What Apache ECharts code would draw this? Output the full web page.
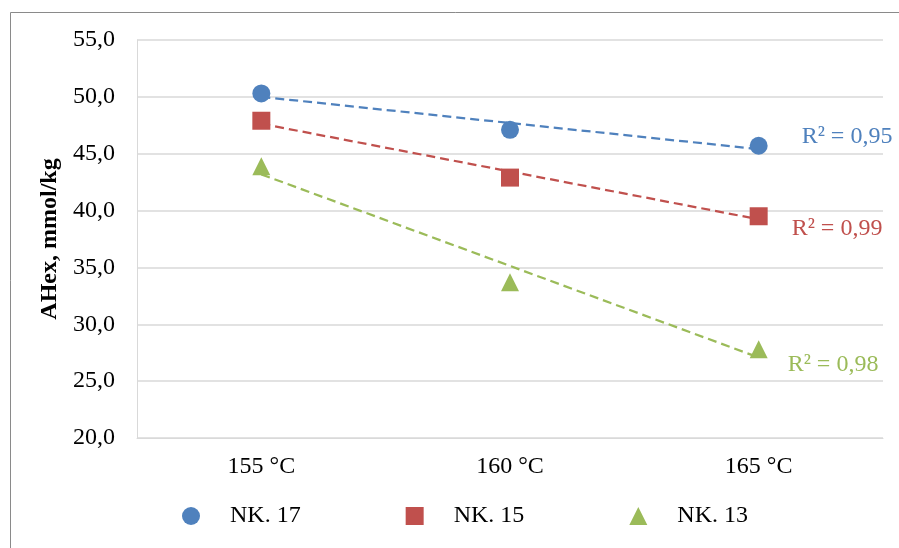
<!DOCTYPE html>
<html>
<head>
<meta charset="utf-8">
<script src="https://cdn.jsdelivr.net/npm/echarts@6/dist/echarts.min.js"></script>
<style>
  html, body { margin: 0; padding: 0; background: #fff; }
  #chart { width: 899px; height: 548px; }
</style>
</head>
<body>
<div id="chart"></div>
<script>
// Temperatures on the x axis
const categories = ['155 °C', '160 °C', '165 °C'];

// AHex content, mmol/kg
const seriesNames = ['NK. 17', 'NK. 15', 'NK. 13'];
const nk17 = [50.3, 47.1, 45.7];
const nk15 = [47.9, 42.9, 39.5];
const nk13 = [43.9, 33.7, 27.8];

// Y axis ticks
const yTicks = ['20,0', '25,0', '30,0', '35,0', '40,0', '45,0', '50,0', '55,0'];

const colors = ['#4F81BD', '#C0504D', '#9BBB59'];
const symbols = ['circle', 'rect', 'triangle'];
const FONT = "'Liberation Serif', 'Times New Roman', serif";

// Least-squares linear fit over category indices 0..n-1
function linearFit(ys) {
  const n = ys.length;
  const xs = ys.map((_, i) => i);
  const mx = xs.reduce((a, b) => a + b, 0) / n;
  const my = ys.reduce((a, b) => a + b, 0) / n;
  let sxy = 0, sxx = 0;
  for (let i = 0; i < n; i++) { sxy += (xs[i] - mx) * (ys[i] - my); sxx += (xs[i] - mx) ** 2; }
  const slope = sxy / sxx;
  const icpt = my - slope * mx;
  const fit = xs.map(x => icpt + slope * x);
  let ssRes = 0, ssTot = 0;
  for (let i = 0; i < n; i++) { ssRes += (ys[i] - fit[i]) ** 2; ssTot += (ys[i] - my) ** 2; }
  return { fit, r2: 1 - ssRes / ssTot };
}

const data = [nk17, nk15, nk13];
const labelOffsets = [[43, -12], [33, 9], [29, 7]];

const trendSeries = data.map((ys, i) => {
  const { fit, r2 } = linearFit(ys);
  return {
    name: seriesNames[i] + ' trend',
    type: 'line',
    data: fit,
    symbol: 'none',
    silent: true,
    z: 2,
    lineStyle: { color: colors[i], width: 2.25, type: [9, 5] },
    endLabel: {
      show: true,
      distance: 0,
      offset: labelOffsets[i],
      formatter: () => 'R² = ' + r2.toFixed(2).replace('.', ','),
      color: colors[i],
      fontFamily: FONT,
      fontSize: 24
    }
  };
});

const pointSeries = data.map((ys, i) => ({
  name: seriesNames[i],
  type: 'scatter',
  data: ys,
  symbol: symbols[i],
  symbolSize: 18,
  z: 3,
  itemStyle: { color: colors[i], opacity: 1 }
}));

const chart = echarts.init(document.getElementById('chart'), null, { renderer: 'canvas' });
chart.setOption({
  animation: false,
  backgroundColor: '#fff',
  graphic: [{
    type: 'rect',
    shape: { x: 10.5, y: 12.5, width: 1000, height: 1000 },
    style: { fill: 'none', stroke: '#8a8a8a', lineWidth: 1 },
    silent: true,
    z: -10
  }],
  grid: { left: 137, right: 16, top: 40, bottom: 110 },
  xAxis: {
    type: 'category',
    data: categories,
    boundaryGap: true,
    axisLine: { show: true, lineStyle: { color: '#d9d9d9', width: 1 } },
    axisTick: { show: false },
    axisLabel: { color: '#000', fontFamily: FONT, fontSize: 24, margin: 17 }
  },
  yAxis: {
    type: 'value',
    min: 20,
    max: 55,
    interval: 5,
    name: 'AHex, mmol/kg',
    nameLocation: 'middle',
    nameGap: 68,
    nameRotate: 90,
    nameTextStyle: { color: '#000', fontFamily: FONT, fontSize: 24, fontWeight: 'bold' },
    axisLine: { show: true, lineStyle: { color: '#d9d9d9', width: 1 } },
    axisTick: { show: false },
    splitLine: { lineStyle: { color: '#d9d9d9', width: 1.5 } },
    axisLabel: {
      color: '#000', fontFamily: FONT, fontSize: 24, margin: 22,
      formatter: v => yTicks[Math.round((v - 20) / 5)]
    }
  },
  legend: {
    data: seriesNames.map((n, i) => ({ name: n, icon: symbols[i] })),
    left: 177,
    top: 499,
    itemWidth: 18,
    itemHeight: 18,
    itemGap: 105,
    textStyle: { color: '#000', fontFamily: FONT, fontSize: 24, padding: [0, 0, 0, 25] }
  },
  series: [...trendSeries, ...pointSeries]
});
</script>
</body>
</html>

__________

OBJECTIVE. Reproduce each line exactly as it appears, omitting the pictures.

WRITTEN REPLY.
What Apache ECharts code would draw this? Output the full web page.
<!DOCTYPE html>
<html>
<head>
<meta charset="utf-8">
<script src="https://cdn.jsdelivr.net/npm/echarts@6/dist/echarts.min.js"></script>
<style>
  html, body { margin: 0; padding: 0; background: #fff; }
  #chart { width: 899px; height: 548px; }
</style>
</head>
<body>
<div id="chart"></div>
<script>
// Temperatures on the x axis
const categories = ['155 °C', '160 °C', '165 °C'];

// AHex content, mmol/kg
const seriesNames = ['NK. 17', 'NK. 15', 'NK. 13'];
const nk17 = [50.3, 47.1, 45.7];
const nk15 = [47.9, 42.9, 39.5];
const nk13 = [43.9, 33.7, 27.8];

// Y axis ticks
const yTicks = ['20,0', '25,0', '30,0', '35,0', '40,0', '45,0', '50,0', '55,0'];

const colors = ['#4F81BD', '#C0504D', '#9BBB59'];
const symbols = ['circle', 'rect', 'triangle'];
const FONT = "'Liberation Serif', 'Times New Roman', serif";

// Least-squares linear fit over category indices 0..n-1
function linearFit(ys) {
  const n = ys.length;
  const xs = ys.map((_, i) => i);
  const mx = xs.reduce((a, b) => a + b, 0) / n;
  const my = ys.reduce((a, b) => a + b, 0) / n;
  let sxy = 0, sxx = 0;
  for (let i = 0; i < n; i++) { sxy += (xs[i] - mx) * (ys[i] - my); sxx += (xs[i] - mx) ** 2; }
  const slope = sxy / sxx;
  const icpt = my - slope * mx;
  const fit = xs.map(x => icpt + slope * x);
  let ssRes = 0, ssTot = 0;
  for (let i = 0; i < n; i++) { ssRes += (ys[i] - fit[i]) ** 2; ssTot += (ys[i] - my) ** 2; }
  return { fit, r2: 1 - ssRes / ssTot };
}

const data = [nk17, nk15, nk13];
const labelOffsets = [[43, -12], [33, 9], [29, 7]];

const trendSeries = data.map((ys, i) => {
  const { fit, r2 } = linearFit(ys);
  return {
    name: seriesNames[i] + ' trend',
    type: 'line',
    data: fit,
    symbol: 'none',
    silent: true,
    z: 2,
    lineStyle: { color: colors[i], width: 2.25, type: [9, 5] },
    endLabel: {
      show: true,
      distance: 0,
      offset: labelOffsets[i],
      formatter: () => 'R² = ' + r2.toFixed(2).replace('.', ','),
      color: colors[i],
      fontFamily: FONT,
      fontSize: 24
    }
  };
});

const pointSeries = data.map((ys, i) => ({
  name: seriesNames[i],
  type: 'scatter',
  data: ys,
  symbol: symbols[i],
  symbolSize: 18,
  z: 3,
  itemStyle: { color: colors[i], opacity: 1 }
}));

const chart = echarts.init(document.getElementById('chart'), null, { renderer: 'canvas' });
chart.setOption({
  animation: false,
  backgroundColor: '#fff',
  graphic: [{
    type: 'rect',
    shape: { x: 10.5, y: 12.5, width: 1000, height: 1000 },
    style: { fill: 'none', stroke: '#8a8a8a', lineWidth: 1 },
    silent: true,
    z: -10
  }],
  grid: { left: 137, right: 16, top: 40, bottom: 110 },
  xAxis: {
    type: 'category',
    data: categories,
    boundaryGap: true,
    axisLine: { show: true, lineStyle: { color: '#d9d9d9', width: 1 } },
    axisTick: { show: false },
    axisLabel: { color: '#000', fontFamily: FONT, fontSize: 24, margin: 17 }
  },
  yAxis: {
    type: 'value',
    min: 20,
    max: 55,
    interval: 5,
    name: 'AHex, mmol/kg',
    nameLocation: 'middle',
    nameGap: 68,
    nameRotate: 90,
    nameTextStyle: { color: '#000', fontFamily: FONT, fontSize: 24, fontWeight: 'bold' },
    axisLine: { show: true, lineStyle: { color: '#d9d9d9', width: 1 } },
    axisTick: { show: false },
    splitLine: { lineStyle: { color: '#d9d9d9', width: 1.5 } },
    axisLabel: {
      color: '#000', fontFamily: FONT, fontSize: 24, margin: 22,
      formatter: v => yTicks[Math.round((v - 20) / 5)]
    }
  },
  legend: {
    data: seriesNames.map((n, i) => ({ name: n, icon: symbols[i] })),
    left: 177,
    top: 499,
    itemWidth: 18,
    itemHeight: 18,
    itemGap: 105,
    textStyle: { color: '#000', fontFamily: FONT, fontSize: 24, padding: [0, 0, 0, 25] }
  },
  series: [...trendSeries, ...pointSeries]
});
</script>
</body>
</html>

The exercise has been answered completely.